* SHORT EXERCISE
The entries below contain a line with "Output the component" and a line with "30, 20, 10];". Retype exactly everything from the first down to the second, both included, and nothing else.

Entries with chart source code
======

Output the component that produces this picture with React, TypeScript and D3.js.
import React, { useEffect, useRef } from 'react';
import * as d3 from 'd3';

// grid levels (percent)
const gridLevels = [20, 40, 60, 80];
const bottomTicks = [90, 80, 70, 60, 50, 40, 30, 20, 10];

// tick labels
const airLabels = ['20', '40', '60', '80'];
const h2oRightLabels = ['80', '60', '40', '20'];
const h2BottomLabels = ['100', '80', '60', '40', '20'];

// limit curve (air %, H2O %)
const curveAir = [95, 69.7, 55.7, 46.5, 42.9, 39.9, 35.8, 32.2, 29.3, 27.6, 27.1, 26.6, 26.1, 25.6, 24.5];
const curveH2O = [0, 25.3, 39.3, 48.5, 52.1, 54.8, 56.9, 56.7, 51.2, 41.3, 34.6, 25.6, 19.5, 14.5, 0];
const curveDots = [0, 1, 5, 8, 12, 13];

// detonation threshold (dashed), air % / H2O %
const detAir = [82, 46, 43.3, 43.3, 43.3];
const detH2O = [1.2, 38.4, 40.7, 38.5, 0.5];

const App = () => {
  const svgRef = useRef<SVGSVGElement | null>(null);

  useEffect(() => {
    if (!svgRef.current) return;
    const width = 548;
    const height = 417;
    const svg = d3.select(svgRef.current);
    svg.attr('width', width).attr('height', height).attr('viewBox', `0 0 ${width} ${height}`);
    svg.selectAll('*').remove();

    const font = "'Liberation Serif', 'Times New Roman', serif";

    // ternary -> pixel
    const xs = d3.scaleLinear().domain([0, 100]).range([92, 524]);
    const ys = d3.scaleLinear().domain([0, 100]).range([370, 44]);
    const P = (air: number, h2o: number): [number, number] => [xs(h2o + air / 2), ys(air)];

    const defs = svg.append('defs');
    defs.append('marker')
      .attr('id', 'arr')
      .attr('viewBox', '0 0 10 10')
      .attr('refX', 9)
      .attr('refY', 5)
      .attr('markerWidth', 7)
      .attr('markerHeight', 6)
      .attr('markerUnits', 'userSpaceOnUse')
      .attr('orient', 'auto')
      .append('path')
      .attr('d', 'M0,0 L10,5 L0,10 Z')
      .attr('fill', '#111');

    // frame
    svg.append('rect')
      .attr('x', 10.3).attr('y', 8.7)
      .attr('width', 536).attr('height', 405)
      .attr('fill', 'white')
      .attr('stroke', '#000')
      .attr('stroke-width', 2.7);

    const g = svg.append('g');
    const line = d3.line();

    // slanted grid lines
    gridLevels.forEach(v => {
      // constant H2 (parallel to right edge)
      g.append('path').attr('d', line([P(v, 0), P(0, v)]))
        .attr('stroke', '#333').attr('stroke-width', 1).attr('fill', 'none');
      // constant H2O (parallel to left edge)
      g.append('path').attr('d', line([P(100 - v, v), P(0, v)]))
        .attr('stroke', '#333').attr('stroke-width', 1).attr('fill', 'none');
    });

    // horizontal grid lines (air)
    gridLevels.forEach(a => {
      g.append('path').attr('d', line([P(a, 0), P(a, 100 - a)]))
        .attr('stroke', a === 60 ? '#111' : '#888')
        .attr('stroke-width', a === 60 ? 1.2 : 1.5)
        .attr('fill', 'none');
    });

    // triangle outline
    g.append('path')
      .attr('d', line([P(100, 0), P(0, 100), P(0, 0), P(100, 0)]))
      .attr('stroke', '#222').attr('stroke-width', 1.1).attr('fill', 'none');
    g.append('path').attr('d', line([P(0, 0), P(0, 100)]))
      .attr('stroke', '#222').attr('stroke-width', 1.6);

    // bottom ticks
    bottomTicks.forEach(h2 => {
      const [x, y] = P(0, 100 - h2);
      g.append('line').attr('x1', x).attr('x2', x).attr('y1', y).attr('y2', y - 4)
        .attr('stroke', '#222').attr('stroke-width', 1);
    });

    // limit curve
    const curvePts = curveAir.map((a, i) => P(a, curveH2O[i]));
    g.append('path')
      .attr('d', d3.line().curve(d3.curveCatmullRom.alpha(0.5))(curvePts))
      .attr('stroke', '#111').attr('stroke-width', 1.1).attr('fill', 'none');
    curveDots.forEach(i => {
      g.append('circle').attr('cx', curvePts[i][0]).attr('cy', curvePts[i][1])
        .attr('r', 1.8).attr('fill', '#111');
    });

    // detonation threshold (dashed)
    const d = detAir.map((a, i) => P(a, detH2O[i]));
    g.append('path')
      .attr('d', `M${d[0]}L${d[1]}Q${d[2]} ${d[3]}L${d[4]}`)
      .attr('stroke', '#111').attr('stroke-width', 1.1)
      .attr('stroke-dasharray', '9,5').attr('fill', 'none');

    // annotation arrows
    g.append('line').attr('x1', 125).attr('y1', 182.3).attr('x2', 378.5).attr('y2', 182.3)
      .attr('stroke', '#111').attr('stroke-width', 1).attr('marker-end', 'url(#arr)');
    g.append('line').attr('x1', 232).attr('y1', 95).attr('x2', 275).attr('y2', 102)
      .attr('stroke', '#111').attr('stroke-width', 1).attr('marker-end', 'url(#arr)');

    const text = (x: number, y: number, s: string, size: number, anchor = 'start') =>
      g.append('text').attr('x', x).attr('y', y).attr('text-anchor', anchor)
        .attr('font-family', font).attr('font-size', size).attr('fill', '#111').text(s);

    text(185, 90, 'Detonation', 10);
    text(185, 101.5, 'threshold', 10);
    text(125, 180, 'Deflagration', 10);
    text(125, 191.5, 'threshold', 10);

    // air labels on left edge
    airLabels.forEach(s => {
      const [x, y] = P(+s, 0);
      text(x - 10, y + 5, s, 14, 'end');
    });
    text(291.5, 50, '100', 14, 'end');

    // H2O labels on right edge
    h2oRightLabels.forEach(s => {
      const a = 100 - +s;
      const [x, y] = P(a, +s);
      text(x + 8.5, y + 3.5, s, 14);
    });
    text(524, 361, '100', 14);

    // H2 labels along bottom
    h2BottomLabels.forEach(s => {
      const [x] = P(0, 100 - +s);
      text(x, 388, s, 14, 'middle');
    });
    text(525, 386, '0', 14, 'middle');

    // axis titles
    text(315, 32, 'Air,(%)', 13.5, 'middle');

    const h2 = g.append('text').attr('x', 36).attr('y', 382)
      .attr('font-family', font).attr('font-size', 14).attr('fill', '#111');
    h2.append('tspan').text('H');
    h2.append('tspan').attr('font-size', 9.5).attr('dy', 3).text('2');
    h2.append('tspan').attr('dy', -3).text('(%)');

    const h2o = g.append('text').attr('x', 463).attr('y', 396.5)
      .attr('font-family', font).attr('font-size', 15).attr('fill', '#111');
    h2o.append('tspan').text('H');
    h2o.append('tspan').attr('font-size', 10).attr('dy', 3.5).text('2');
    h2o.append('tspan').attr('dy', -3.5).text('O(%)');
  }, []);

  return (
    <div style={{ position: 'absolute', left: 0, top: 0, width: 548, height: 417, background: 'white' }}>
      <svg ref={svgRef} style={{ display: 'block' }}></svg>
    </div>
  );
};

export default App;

======

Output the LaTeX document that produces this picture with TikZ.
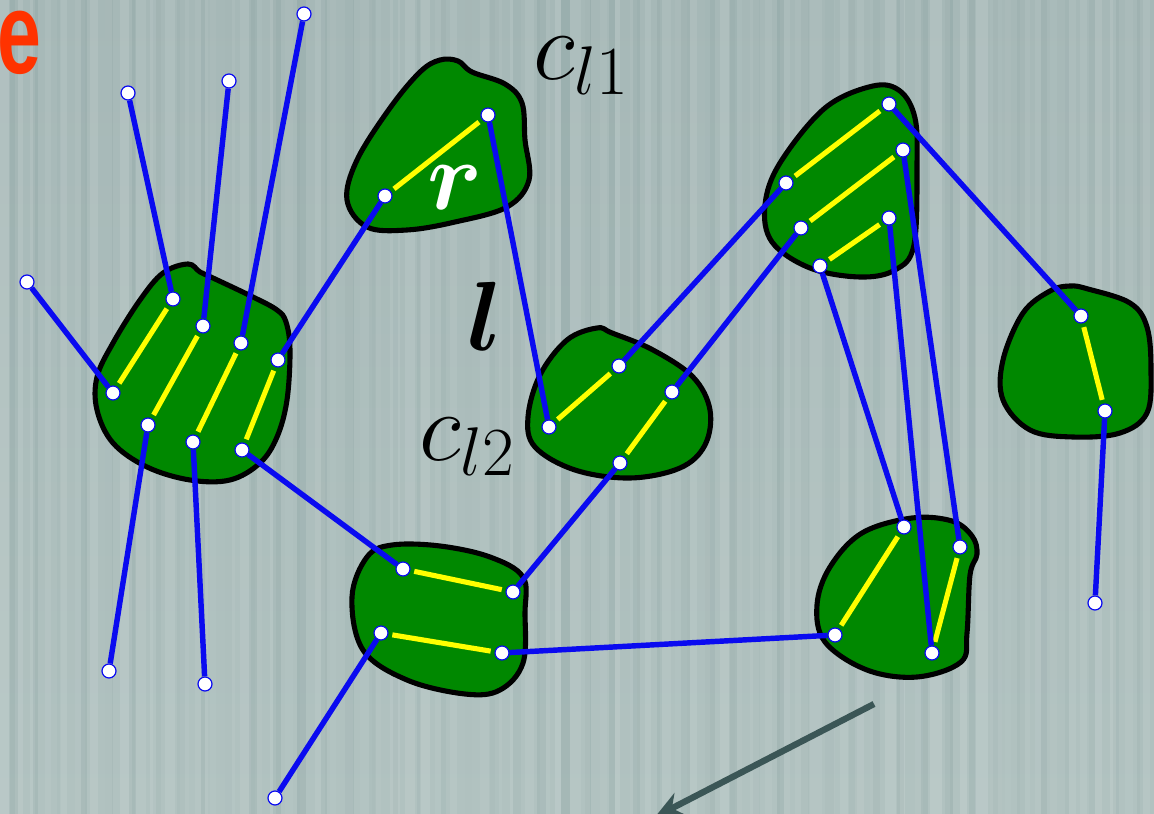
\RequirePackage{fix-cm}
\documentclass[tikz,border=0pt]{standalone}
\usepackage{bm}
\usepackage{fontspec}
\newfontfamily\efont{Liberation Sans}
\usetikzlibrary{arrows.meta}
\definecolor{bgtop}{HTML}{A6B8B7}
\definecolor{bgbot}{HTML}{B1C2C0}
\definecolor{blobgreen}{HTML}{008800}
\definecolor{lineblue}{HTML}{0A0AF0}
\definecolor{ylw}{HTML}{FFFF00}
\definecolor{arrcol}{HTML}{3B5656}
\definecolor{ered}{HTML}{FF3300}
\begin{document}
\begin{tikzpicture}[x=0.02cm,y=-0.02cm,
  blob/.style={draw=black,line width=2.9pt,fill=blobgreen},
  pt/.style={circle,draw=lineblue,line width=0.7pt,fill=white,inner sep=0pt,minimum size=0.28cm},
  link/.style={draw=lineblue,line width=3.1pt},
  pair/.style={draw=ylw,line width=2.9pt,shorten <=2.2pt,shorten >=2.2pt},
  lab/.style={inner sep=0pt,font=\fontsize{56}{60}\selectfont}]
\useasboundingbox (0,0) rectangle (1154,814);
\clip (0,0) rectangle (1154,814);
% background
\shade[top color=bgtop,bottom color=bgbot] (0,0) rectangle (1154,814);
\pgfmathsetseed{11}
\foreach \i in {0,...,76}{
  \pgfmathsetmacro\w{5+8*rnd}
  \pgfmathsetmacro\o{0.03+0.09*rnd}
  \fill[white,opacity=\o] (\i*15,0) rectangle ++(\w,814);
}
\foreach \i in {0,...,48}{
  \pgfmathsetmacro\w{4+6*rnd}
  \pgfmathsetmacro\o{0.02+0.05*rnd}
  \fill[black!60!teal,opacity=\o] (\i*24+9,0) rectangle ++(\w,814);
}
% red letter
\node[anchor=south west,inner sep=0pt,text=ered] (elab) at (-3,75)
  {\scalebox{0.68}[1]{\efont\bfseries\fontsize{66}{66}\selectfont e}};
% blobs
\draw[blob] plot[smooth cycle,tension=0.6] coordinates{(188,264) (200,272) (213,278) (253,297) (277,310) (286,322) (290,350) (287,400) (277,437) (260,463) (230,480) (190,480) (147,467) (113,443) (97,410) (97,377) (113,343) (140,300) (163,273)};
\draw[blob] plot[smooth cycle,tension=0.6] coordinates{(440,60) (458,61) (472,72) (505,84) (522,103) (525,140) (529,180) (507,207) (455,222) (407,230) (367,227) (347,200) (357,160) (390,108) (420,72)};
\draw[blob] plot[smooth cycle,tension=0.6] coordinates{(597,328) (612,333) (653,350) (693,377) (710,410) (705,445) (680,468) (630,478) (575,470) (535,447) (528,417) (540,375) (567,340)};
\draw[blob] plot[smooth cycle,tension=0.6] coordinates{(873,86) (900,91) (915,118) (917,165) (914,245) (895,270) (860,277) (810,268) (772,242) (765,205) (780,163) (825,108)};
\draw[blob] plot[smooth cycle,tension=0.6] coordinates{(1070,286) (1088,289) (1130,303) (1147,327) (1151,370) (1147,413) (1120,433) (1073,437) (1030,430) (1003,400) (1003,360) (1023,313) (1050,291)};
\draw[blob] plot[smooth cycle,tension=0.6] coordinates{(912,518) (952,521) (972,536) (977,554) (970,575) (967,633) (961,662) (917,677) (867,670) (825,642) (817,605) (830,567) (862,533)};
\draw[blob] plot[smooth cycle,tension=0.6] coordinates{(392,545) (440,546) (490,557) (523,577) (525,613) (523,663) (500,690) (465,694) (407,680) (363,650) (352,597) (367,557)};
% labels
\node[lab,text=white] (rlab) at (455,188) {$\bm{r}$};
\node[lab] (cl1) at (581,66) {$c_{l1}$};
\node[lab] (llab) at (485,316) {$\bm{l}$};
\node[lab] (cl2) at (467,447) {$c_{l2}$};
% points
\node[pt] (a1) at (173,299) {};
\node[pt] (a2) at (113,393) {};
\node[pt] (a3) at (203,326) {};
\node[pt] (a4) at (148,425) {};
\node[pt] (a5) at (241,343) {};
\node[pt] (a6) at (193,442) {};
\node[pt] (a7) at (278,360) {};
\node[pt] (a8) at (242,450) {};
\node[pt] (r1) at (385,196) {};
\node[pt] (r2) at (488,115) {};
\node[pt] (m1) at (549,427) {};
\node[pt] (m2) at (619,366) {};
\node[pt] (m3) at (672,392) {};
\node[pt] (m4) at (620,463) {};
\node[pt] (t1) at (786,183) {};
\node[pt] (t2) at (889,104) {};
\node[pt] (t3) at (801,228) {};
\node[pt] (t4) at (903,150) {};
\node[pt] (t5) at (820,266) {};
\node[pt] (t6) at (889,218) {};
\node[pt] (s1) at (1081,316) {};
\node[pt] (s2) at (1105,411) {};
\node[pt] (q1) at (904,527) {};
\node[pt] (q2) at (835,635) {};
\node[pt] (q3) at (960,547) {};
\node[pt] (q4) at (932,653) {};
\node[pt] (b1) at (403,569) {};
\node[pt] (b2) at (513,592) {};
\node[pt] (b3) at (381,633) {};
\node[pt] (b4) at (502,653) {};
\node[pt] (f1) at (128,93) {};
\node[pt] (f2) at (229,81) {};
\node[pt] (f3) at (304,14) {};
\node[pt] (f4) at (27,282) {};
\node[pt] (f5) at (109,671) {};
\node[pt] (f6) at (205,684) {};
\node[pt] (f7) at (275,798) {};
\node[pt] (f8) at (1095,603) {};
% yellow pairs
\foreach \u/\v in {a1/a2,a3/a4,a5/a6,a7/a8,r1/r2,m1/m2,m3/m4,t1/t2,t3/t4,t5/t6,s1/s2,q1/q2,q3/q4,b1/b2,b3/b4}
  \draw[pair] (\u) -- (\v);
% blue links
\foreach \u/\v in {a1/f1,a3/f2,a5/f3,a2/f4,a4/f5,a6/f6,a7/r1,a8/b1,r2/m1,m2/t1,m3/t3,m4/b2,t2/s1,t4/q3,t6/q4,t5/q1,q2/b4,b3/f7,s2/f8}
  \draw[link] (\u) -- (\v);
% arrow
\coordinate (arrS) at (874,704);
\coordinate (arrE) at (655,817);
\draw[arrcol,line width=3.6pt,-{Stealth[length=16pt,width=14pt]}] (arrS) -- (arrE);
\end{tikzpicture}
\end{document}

======

* ANSWER TO THIS EXERCISE
Output the component that produces this picture with React, TypeScript and D3.js.
import React, { useEffect, useRef } from 'react';
import * as d3 from 'd3';

// grid levels (percent)
const gridLevels = [20, 40, 60, 80];
const bottomTicks = [90, 80, 70, 60, 50, 40, 30, 20, 10];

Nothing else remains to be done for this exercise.